Architecture firm Zeller & Moye teamed with artist Katie Paterson to create Mirage, a massive sculpture made from glass cylinders for Apple‘s campus in California. The sculpture was placed in an olive grove near the Visitor’s Center at Apple Park, the company’s main campus.
To create this public sculpture, Zeller & Moye worked with Scottish artist Katie Paterson to weave hundreds of cast glass cylinders through the olive grove, creating a path through the forest. The pillars of pure cast glass are made with sand collected from deserts across the Earth.
Mirage has been cast in whole single glass cylinders – each 6’ 7” high – by expert glass makers, with guidance from material scientists. Unique glass recipes were formulated for each desert resulting in pillars with subtle variations of color and texture. Innovative methods of working with glass at this scale were invented, in combination with techniques from the origins of glass making.
Together the columns combine the world’s deserts transformed into liquid-like material, flowing like a dune shaped by the wind. “Mirage is a global artwork,” said the team.

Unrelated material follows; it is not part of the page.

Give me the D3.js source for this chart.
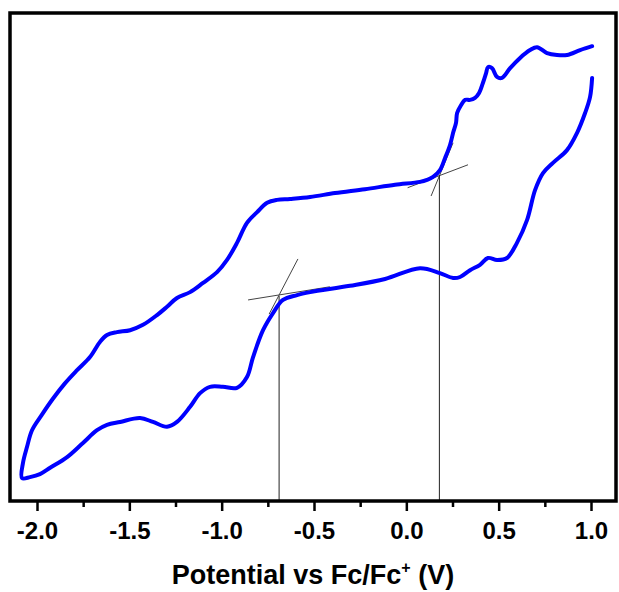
<!DOCTYPE html>
<html>
<head>
<meta charset="utf-8">
<script src="https://cdn.jsdelivr.net/npm/d3@7"></script>
<style>
  html, body { margin: 0; padding: 0; background: #fff; }
  svg { display: block; }
  .axis text { font-family: "Liberation Sans", Arial, sans-serif; font-weight: bold; font-size: 24px; fill: #000; }
  .title { font-family: "Liberation Sans", Arial, sans-serif; font-weight: bold; font-size: 27px; fill: #000; }
</style>
</head>
<body>
<svg id="chart" width="619" height="592"></svg>
<script>
// Cyclic voltammogram: potential (V vs Fc/Fc+) and current (arbitrary units), in scan order
const potential = [
  1.006, 0.941, 0.870, 0.816, 0.762, 0.708, 0.670, 0.616, 0.562, 0.518,
  0.491, 0.464, 0.442, 0.432, 0.415, 0.394, 0.372, 0.345, 0.318, 0.296,
  0.275, 0.269, 0.253, 0.237, 0.210, 0.182, 0.145, 0.112, 0.074, -0.061,
  -0.224, -0.386, -0.521, -0.630, -0.700, -0.754, -0.808, -0.863, -0.917, -0.971,
  -1.025, -1.101, -1.171, -1.242, -1.296, -1.350, -1.426, -1.496, -1.567, -1.621,
  -1.659, -1.713, -1.783, -1.851, -1.915, -1.975, -2.027, -2.054, -2.076, -2.081,
  -2.038, -1.984, -1.929, -1.837, -1.751, -1.675, -1.621, -1.550, -1.442, -1.372,
  -1.296, -1.242, -1.171, -1.117, -1.063, -0.993, -0.917, -0.863, -0.830, -0.776,
  -0.722, -0.668, -0.592, -0.521, -0.305, -0.115, 0.074, 0.182, 0.253, 0.291,
  0.345, 0.399, 0.442, 0.491, 0.545, 0.599, 0.654, 0.697, 0.740, 0.794,
  0.870, 0.924, 0.968, 0.995, 1.006
];
const current = [
  93.2, 92.4, 91.4, 91.4, 91.8, 93.0, 92.4, 90.8, 88.7, 86.7,
  86.9, 88.7, 88.9, 87.7, 85.7, 83.6, 82.6, 82.2, 82.2, 81.1,
  79.5, 77.5, 75.4, 73.0, 70.3, 67.8, 66.4, 65.8, 65.4, 64.8,
  63.9, 63.1, 62.3, 61.9, 61.7, 61.1, 59.2, 57.0, 52.9, 49.4,
  46.9, 44.7, 42.8, 41.6, 39.8, 38.1, 36.1, 35.0, 34.6, 34.0,
  32.6, 29.5, 26.8, 24.0, 20.9, 17.6, 14.5, 11.1, 7.8, 4.7,
  4.9, 5.5, 6.8, 9.0, 11.9, 14.5, 15.6, 16.2, 17.0, 16.2,
  15.2, 16.2, 19.3, 22.1, 23.4, 23.4, 23.2, 25.4, 29.5, 35.0,
  38.5, 41.2, 42.2, 42.8, 44.1, 45.5, 47.7, 46.7, 45.7, 45.9,
  47.3, 48.4, 49.8, 49.4, 49.8, 52.9, 57.6, 63.7, 67.2, 69.3,
  71.9, 75.4, 79.5, 82.8, 86.7
];

// Onset construction: tangent segments [[V1, I1], [V2, I2]] and onset potentials
const tangentLines = [
  [[-0.857, 41.2], [-0.414, 43.9]],
  [[-0.743, 38.3], [-0.587, 49.6]],
  [[0.007, 64.2], [0.334, 68.9]],
  [[0.134, 62.5], [0.253, 73.4]]
];
const onsetPotentials = [-0.689, 0.179];
const onsetCurrents = [42.0, 66.8];

const majorTicks = [-2.0, -1.5, -1.0, -0.5, 0.0, 0.5, 1.0];
const minorTicks = [-1.75, -1.25, -0.75, -0.25, 0.25, 0.75];
const xTitle = "Potential vs Fc/Fc";

const svg = d3.select("#chart");
const frame = { left: 10, top: 13, right: 616, bottom: 501 };

const x = d3.scaleLinear().domain([-2.0, 1.0]).range([37, 591]);
const y = d3.scaleLinear().domain([0, 100]).range([frame.bottom, frame.top]);

// Minor ticks
const minorAxis = d3.axisBottom(x).tickValues(minorTicks).tickSize(6).tickFormat("");
const gMinor = svg.append("g").attr("class", "axis")
  .attr("transform", `translate(0,${frame.bottom})`).call(minorAxis);
gMinor.select(".domain").remove();
gMinor.selectAll("line").attr("stroke", "#000").attr("stroke-width", 2.5);

// Major ticks and labels
const majorAxis = d3.axisBottom(x).tickValues(majorTicks).tickSize(10).tickPadding(11)
  .tickFormat(d3.format(".1f"));
const gMajor = svg.append("g").attr("class", "axis")
  .attr("transform", `translate(0,${frame.bottom})`).call(majorAxis);
gMajor.select(".domain").remove();
gMajor.selectAll("line").attr("stroke", "#000").attr("stroke-width", 2.5);
gMajor.selectAll("text").text(d => d3.format(".1f")(d).replace("−", "-"));

// Onset construction lines
const lineGen = d3.line().x(d => x(d[0])).y(d => y(d[1]));
svg.append("g").selectAll("path").data(tangentLines).join("path")
  .attr("d", lineGen).attr("fill", "none")
  .attr("stroke", "#444").attr("stroke-width", 1);
svg.append("g").selectAll("line").data(onsetPotentials).join("line")
  .attr("x1", d => x(d)).attr("x2", d => x(d))
  .attr("y1", (d, i) => y(onsetCurrents[i])).attr("y2", y(0))
  .attr("stroke", "#222").attr("stroke-width", 1);

// CV trace
const pts = potential.map((v, i) => [v, current[i]]);
svg.append("path")
  .datum(pts)
  .attr("d", d3.line().x(d => x(d[0])).y(d => y(d[1])).curve(d3.curveCatmullRom.alpha(0.5)))
  .attr("fill", "none")
  .attr("stroke", "#0000ff")
  .attr("stroke-width", 4)
  .attr("stroke-linejoin", "round")
  .attr("stroke-linecap", "round");

// Frame
svg.append("rect")
  .attr("x", frame.left).attr("y", frame.top)
  .attr("width", frame.right - frame.left).attr("height", frame.bottom - frame.top)
  .attr("fill", "none").attr("stroke", "#000").attr("stroke-width", 3.5);

// Axis title
const title = svg.append("text").attr("class", "title")
  .attr("x", (frame.left + frame.right) / 2).attr("y", 584)
  .attr("text-anchor", "middle");
title.append("tspan").text(xTitle);
title.append("tspan").text("+").attr("font-size", 16).attr("dy", -11);
title.append("tspan").text(" (V)").attr("dy", 11);
</script>
</body>
</html>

“In the spirit of cooperation, sand was sustainably collected, in partnership with UNESCO, geologists and communities across the world’s desert regions,” it added. “The artwork celebrates each of the lands from which it is created, and the people who nurture, conserve, and sustain these lands.”
Mirage has a strong material presence, connecting to the elements and reflecting the environment. In daylight the sculpture varies in iridescence, and in the evening it gently glows. The experience of watching the light fall through becomes a form of meditation; time standing still.
Visitors can interact with the artwork, walking alongside and through, where the glass appears to subtly melt into the landscape, like a desert mirage. Mirage creates a moment of pause, inviting all visitors to slow down, and tune into the immensity and preciousness of our planet. Nothing of its kind exists anywhere else on Earth.